Há alguns dias atrás, a propósito do Decreto 8.243/2014, que cria a Política Nacional de Participação Social (PNPS) e o Sistema Nacional de Participação Social (SNPS), ouvi um telejornalista (se não me engano da Band) criticar Dilma Rousseff porque ela estaria criando uma "dualidade de poderes". Nenhuma referência séria à constitucionalidade ou não do Decreto em questão foi feita na oportunidade.
A fórmula empregada pelo telejornalista causou-me estranheza. Mas naquele momento não consegui lembrar onde havia ouvido falar de algo parecido.

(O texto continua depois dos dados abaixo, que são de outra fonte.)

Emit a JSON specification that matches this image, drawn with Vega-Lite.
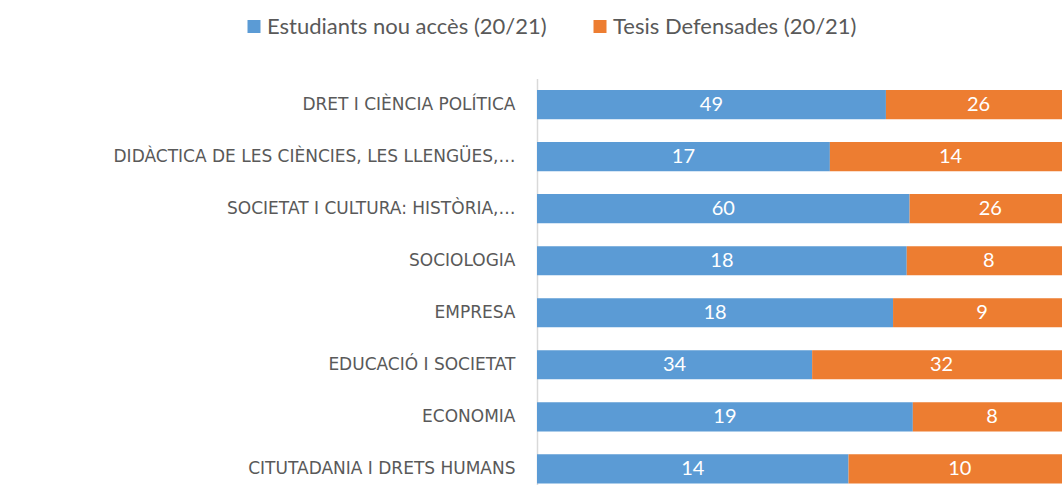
{
  "$schema": "https://vega.github.io/schema/vega-lite/v6.json",
  "width": 525,
  "height": 406.5,
  "autosize": {"type": "none"},
  "padding": {"left": 537, "top": 78.5, "right": 0, "bottom": 0},
  "background": "white",
  "config": {"view": {"stroke": null}, "font": "Lato"},
  "data": {
    "values": [
      {"programa": "DRET I CIÈNCIA POLÍTICA", "serie": "Estudiants nou accès (20/21)", "ordre": 0, "valor": 49},
      {"programa": "DRET I CIÈNCIA POLÍTICA", "serie": "Tesis Defensades (20/21)", "ordre": 1, "valor": 26},
      {"programa": "DIDÀCTICA DE LES CIÈNCIES, LES LLENGÜES,…", "serie": "Estudiants nou accès (20/21)", "ordre": 0, "valor": 17},
      {"programa": "DIDÀCTICA DE LES CIÈNCIES, LES LLENGÜES,…", "serie": "Tesis Defensades (20/21)", "ordre": 1, "valor": 14},
      {"programa": "SOCIETAT I CULTURA: HISTÒRIA,…", "serie": "Estudiants nou accès (20/21)", "ordre": 0, "valor": 60},
      {"programa": "SOCIETAT I CULTURA: HISTÒRIA,…", "serie": "Tesis Defensades (20/21)", "ordre": 1, "valor": 26},
      {"programa": "SOCIOLOGIA", "serie": "Estudiants nou accès (20/21)", "ordre": 0, "valor": 18},
      {"programa": "SOCIOLOGIA", "serie": "Tesis Defensades (20/21)", "ordre": 1, "valor": 8},
      {"programa": "EMPRESA", "serie": "Estudiants nou accès (20/21)", "ordre": 0, "valor": 18},
      {"programa": "EMPRESA", "serie": "Tesis Defensades (20/21)", "ordre": 1, "valor": 9},
      {"programa": "EDUCACIÓ I SOCIETAT", "serie": "Estudiants nou accès (20/21)", "ordre": 0, "valor": 34},
      {"programa": "EDUCACIÓ I SOCIETAT", "serie": "Tesis Defensades (20/21)", "ordre": 1, "valor": 32},
      {"programa": "ECONOMIA", "serie": "Estudiants nou accès (20/21)", "ordre": 0, "valor": 19},
      {"programa": "ECONOMIA", "serie": "Tesis Defensades (20/21)", "ordre": 1, "valor": 8},
      {"programa": "CITUTADANIA I DRETS HUMANS", "serie": "Estudiants nou accès (20/21)", "ordre": 0, "valor": 14},
      {"programa": "CITUTADANIA I DRETS HUMANS", "serie": "Tesis Defensades (20/21)", "ordre": 1, "valor": 10}
    ]
  },
  "transform": [
    {
      "stack": "valor",
      "groupby": ["programa"],
      "offset": "normalize",
      "sort": [{"field": "ordre", "order": "ascending"}],
      "as": ["inici", "final"]
    }
  ],
  "encoding": {
    "y": {
      "field": "programa",
      "type": "nominal",
      "sort": [
        "DRET I CIÈNCIA POLÍTICA",
        "DIDÀCTICA DE LES CIÈNCIES, LES LLENGÜES,…",
        "SOCIETAT I CULTURA: HISTÒRIA,…",
        "SOCIOLOGIA",
        "EMPRESA",
        "EDUCACIÓ I SOCIETAT",
        "ECONOMIA",
        "CITUTADANIA I DRETS HUMANS"
      ],
      "scale": {"paddingInner": 0.44, "paddingOuter": 0.1256, "align": 0.88},
      "axis": {
        "title": null,
        "ticks": false,
        "grid": false,
        "domainColor": "#d9d9d9",
        "domainWidth": 1.5,
        "labelFont": "DejaVu Sans",
        "labelFontSize": 17,
        "labelColor": "#595959",
        "labelPadding": 22,
        "labelLimit": 700
      }
    }
  },
  "layer": [
    {
      "mark": {"type": "bar"},
      "encoding": {
        "x": {
          "field": "inici",
          "type": "quantitative",
          "scale": {"domain": [0, 0.983], "nice": false, "zero": true},
          "axis": null
        },
        "x2": {"field": "final"},
        "color": {
          "field": "serie",
          "type": "nominal",
          "scale": {"domain": ["Estudiants nou accès (20/21)", "Tesis Defensades (20/21)"], "range": ["#5B9BD5", "#ED7D31"]},
          "legend": {
            "orient": "none",
            "legendX": -294,
            "legendY": -63,
            "direction": "horizontal",
            "title": null,
            "symbolType": "square",
            "symbolSize": 169,
            "symbolStrokeWidth": 0,
            "labelFont": "Lato",
            "labelFontSize": 22,
            "labelColor": "#595959",
            "labelOffset": 2,
            "columnPadding": 42,
            "labelLimit": 400
          }
        }
      }
    },
    {
      "transform": [
        {"fold": ["inici", "final"], "as": ["extrem", "posicio"]},
        {"aggregate": [{"op": "mean", "field": "posicio", "as": "mig"}], "groupby": ["programa", "serie", "valor"]}
      ],
      "mark": {"type": "text", "color": "white", "fontSize": 20, "font": "Lato"},
      "encoding": {
        "x": {"field": "mig", "type": "quantitative"},
        "text": {"field": "valor", "type": "quantitative"}
      }
    }
  ]
}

As palavras do telejornalista ficaram perambulando pela minha consciência até encontrarem-se com a matriz original mnemônica onde estavam arquivadas as informações primeiras referentes a "dualidade de poder" que eu tinha. A referência aos textos pré-revolucionários de Lenin é evidente e corroborada pela Wikipédia http://pt.wikipedia.org/wiki/Dualidade_de_poderes .
Quando Lenin formulou este conceito a Rússia estava mergulhada num caos político total. O Czar havia caído, a guerra mundial em curso drenava os recursos econômicos do novo regime e a fome era uma realidade até em Moscou. Naquela época os bolcheviques lutavam nas ruas para chegar ao poder, pois não tinham (e não queriam ter) representantes na Duma.
Não há, portanto, qualquer paralelo que se possa fazer entre a Rússia pré-comunista do início de 1917 e o Brasil da atualidade. Nosso país está em paz, as instituições políticas funcionam regularmente e o PT tem uma bancada parlamentar respeitável ampliada pelas alianças políticas que o permitem governar dentro da legalidade. Alianças que, aliás, estão sendo renovadas este ano com vistas à nova eleição presidencial.
Não estamos num período pré-revolucionário. Pessoalmente não tenho visto nem mesmo militantes de esquerda empregarem o conceito "dualidade de poder" há mais de uma década. De fato, o leninismo saiu de moda após a queda do Muro de Berlim e subsequente desmantelamento da URSS, fenômeno que acarretou a demolição de dezenas de estátuas colossais de Lenin na Polônia, Romênia, Iugoslávia, etc...
Dá o que pensar a utilização deste tipo de referência ideológico/alegórica num telejornal brasileiro de orientação neoliberal. Tudo indica que um anti-comunismo embolorado e retrô está sendo revivido na mídia. Curiosamente, o perigo de uma revolução comunista é nulo, a menos que alguém acredite no movimento "Golpe Comunista 2014 no Brasil - os reacinha PIRAM" https://www.facebook.com/events/343803015741823/ . É verdade que os membros da comunidade "Golpe Militar no Brasil 2014" https://www.facebook.com/GolpeMilitar2014 parecem acreditar que estamos a beira de um golpe comunista (alguns membros daquela comunidade dizem até que já estamos vivendo sob um comunismo de inspiração cubana), mas não me parece que um jornalista possa dar muito crédito a qualquer destes movimentos que nascem e morrem no Facebookistão. Só um doente mental seria capaz de transformar uma brincadeira de esquerda e um gueto de extrema direita virtual em ferramentas telejornalísticas de análise para interpretar o Brasil e classificar as ações governamentais.
Os capitalistas brasileiros (os barões da mídia incluídos) nunca ganharam tanto dinheiro quanto nos últimos 12 anos. Portanto, a referência telejornalística a Lenin a propósito do Decreto de Dilma Rousseff feita num tom de "revelação assustadora" no horário nobre é uma peça cômica perfeita. Faz a esquerda rir e a direita ranger os dentes. A ironia fica por conta da suposta seriedade do respectivo telejornal. Daqui há algumas décadas, após a presidenta realizar um histórico segundo mandato bem sucedido e fazer seu sucessor, os médicos irão atribuir o nome "Dilma Rousseff" à uma síndrome psiquiátrica que parece estar afetando a sanidade mental dos desesperados telejornalistas brasileiros.